It seems very hard for humans to accept things as they are. We tend to see ourselves as fixers and view our lives and the world as a set of problems to be solved. That's what progress is all about. Everything can and must be improved. Much misery comes this way.
'The universe is sacred. You cannot improve it. If you try to change it, you will ruin it' (Dao De Ching). This kind of thing doesn't go down well with most people. The other Krishnamurti (U.G.) believed that the human self was composed of nothing but the demand to bring about change in itself and the world. One interpretation of the Adam and Eve myth is that eating the fruit of the Tree of Knowledge of Good and Evil was precisely this: deciding to change things according to ideas of good and bad. Now we're back to having preferences.
Don't we always give life our best shot? In the relative world of comparisons we cannot avoid measuring our lives against hypothetical alternatives but don't we always simply do what we can at the time? Is it even the case that 'we' do anything at all, or do 'we' simply claim ownership of things done? The older I get the more it seems to me that this is so. It isn't a popular view because it seems to rob us of a sense of self-determination without which we may believe our lives to be void and meaningless, but I don't think it does. It's the tyranny of a self that is somehow thought to be master of its own destiny that strikes me as horrific. You can't win in the game of success and failure. The Zen master Lin Chi talked of the person of 'no rank' inside us all. We can't escape the dimension of rank, but it's there that we suffer. Perhaps the secret of lasting happiness is to find that person of no rank, for whom success and failure are meaningless fictions.

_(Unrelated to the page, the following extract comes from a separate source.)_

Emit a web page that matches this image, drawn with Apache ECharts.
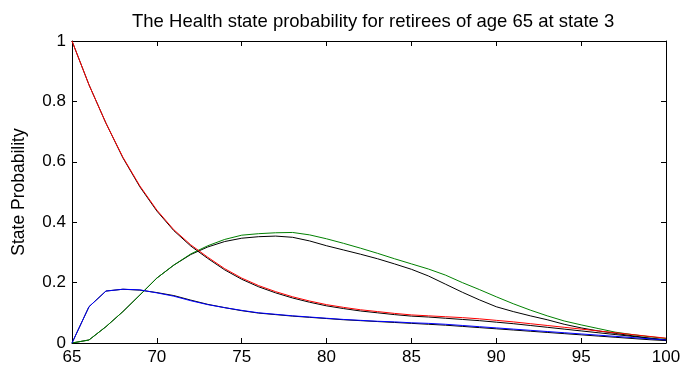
<!DOCTYPE html>
<html>
<head>
<meta charset="utf-8">
<script src="https://cdn.jsdelivr.net/npm/echarts@6/dist/echarts.min.js"></script>
<style>html,body{margin:0;padding:0;background:#fff}#c{width:685px;height:369px}</style>
</head>
<body>
<div id="c"></div>
<script>
var ages = [65,66,67,68,69,70,71,72,73,74,75,76,77,78,79,80,81,82,83,84,85,86,87,88,89,90,91,92,93,94,95,96,97,98,99,100];
var xTicks = [65,70,75,80,85,90,95,100];
var yTicks = [0,0.2,0.4,0.6,0.8,1];

var redState = [1.0,0.855,0.728,0.615,0.52,0.44,0.375,0.325,0.284,0.246,0.215,0.19,0.17,0.153,0.139,0.127,0.118,0.11,0.104,0.098,0.093,0.09,0.087,0.084,0.08,0.075,0.07,0.064,0.058,0.052,0.046,0.04,0.034,0.028,0.022,0.016];
var blackState3 = [1.0,0.855,0.728,0.613,0.517,0.437,0.372,0.321,0.28,0.242,0.211,0.186,0.166,0.149,0.135,0.123,0.114,0.106,0.1,0.094,0.089,0.086,0.082,0.078,0.074,0.069,0.064,0.058,0.052,0.046,0.04,0.034,0.028,0.022,0.016,0.011];
var blueState = [0,0.12,0.172,0.178,0.176,0.166,0.155,0.14,0.127,0.117,0.108,0.1,0.095,0.09,0.086,0.082,0.078,0.075,0.072,0.07,0.067,0.065,0.062,0.058,0.054,0.05,0.046,0.042,0.038,0.034,0.03,0.026,0.022,0.018,0.014,0.01];
var blackState2 = [0,0.12,0.172,0.178,0.175,0.167,0.157,0.142,0.128,0.117,0.107,0.099,0.094,0.089,0.085,0.081,0.077,0.074,0.071,0.068,0.065,0.062,0.059,0.055,0.051,0.047,0.043,0.039,0.035,0.031,0.027,0.023,0.019,0.015,0.011,0.008];
var greenState = [0,0.01,0.054,0.104,0.159,0.215,0.258,0.295,0.322,0.343,0.357,0.362,0.365,0.366,0.358,0.345,0.33,0.314,0.297,0.279,0.262,0.245,0.225,0.2,0.177,0.153,0.13,0.109,0.09,0.073,0.06,0.048,0.036,0.028,0.021,0.015];
var blackState1 = [0,0.01,0.054,0.104,0.159,0.215,0.258,0.293,0.318,0.336,0.347,0.352,0.354,0.35,0.338,0.322,0.308,0.294,0.279,0.262,0.244,0.222,0.195,0.168,0.143,0.12,0.104,0.09,0.077,0.062,0.05,0.04,0.032,0.024,0.016,0.009];

function pairs(vals){ return ages.map(function(a,i){ return [a, vals[i]]; }); }
function line(vals, color){
  return {type:'line', data:pairs(vals), showSymbol:false, symbol:'none', animation:false,
          lineStyle:{color:color, width:1}, itemStyle:{color:color}, z:2};
}

var chart = echarts.init(document.getElementById('c'));
var axisCommon = {
  axisLine:{show:true, onZero:false, lineStyle:{color:'#000', width:1}},
  axisTick:{show:true, inside:true, length:5, lineStyle:{color:'#000'}},
  splitLine:{show:false}
};
chart.setOption({
  animation:false,
  backgroundColor:'#fff',
  title:{text:'The Health state probability for retirees of age 65 at state 3', left:127, top:7,
         textStyle:{fontFamily:'Liberation Sans, Arial', fontSize:18.5, fontWeight:'normal', color:'#000'}},
  grid:{left:72, right:19, top:41, bottom:26},
  xAxis:[
    Object.assign({type:'value', min:xTicks[0], max:xTicks[xTicks.length-1], interval:5, position:'bottom',
      axisLabel:{color:'#000', fontSize:17, fontFamily:'Liberation Sans, Arial', margin:6}}, axisCommon),
    Object.assign({type:'value', min:xTicks[0], max:xTicks[xTicks.length-1], interval:5, position:'top',
      axisLabel:{show:false}}, axisCommon)
  ],
  yAxis:[
    Object.assign({type:'value', min:yTicks[0], max:yTicks[yTicks.length-1], interval:0.2, position:'left',
      name:'State Probability', nameLocation:'middle', nameGap:44,
      nameTextStyle:{color:'#000', fontSize:17.5, fontFamily:'Liberation Sans, Arial'},
      axisLabel:{color:'#000', fontSize:17, fontFamily:'Liberation Sans, Arial', margin:6,
        formatter:function(v){ return String(Math.round(v*10)/10); }}}, axisCommon),
    Object.assign({type:'value', min:yTicks[0], max:yTicks[yTicks.length-1], interval:0.2, position:'right',
      axisLabel:{show:false}}, axisCommon)
  ],
  series:[
    line(blackState3,'#000000'),
    line(blackState2,'#000000'),
    line(blackState1,'#000000'),
    line(greenState,'#008000'),
    line(blueState,'#0000ff'),
    line(redState,'#ff0000')
  ]
});
</script>
</body>
</html>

Very nice post. I was at my meditation group last w/e, and we were talking about this - that when we were young, there was this fierce determination to achieve, which in the case of meditation, meant getting somewhere, that is not here!
Anywho, I have wandered the highways and byways about this for decades, and remembered Lenin's great question, 'what is to be done?', and I thought that there is nothing to be done. Of course, sometimes there is, just to be awkward. Ego and no ego.
Also, Shaker's point about not minding about happiness and unhappiness, I think this is very relevant, and seems to arrive with great age! You can't expect anyone under 50 to think like this, except unusual people.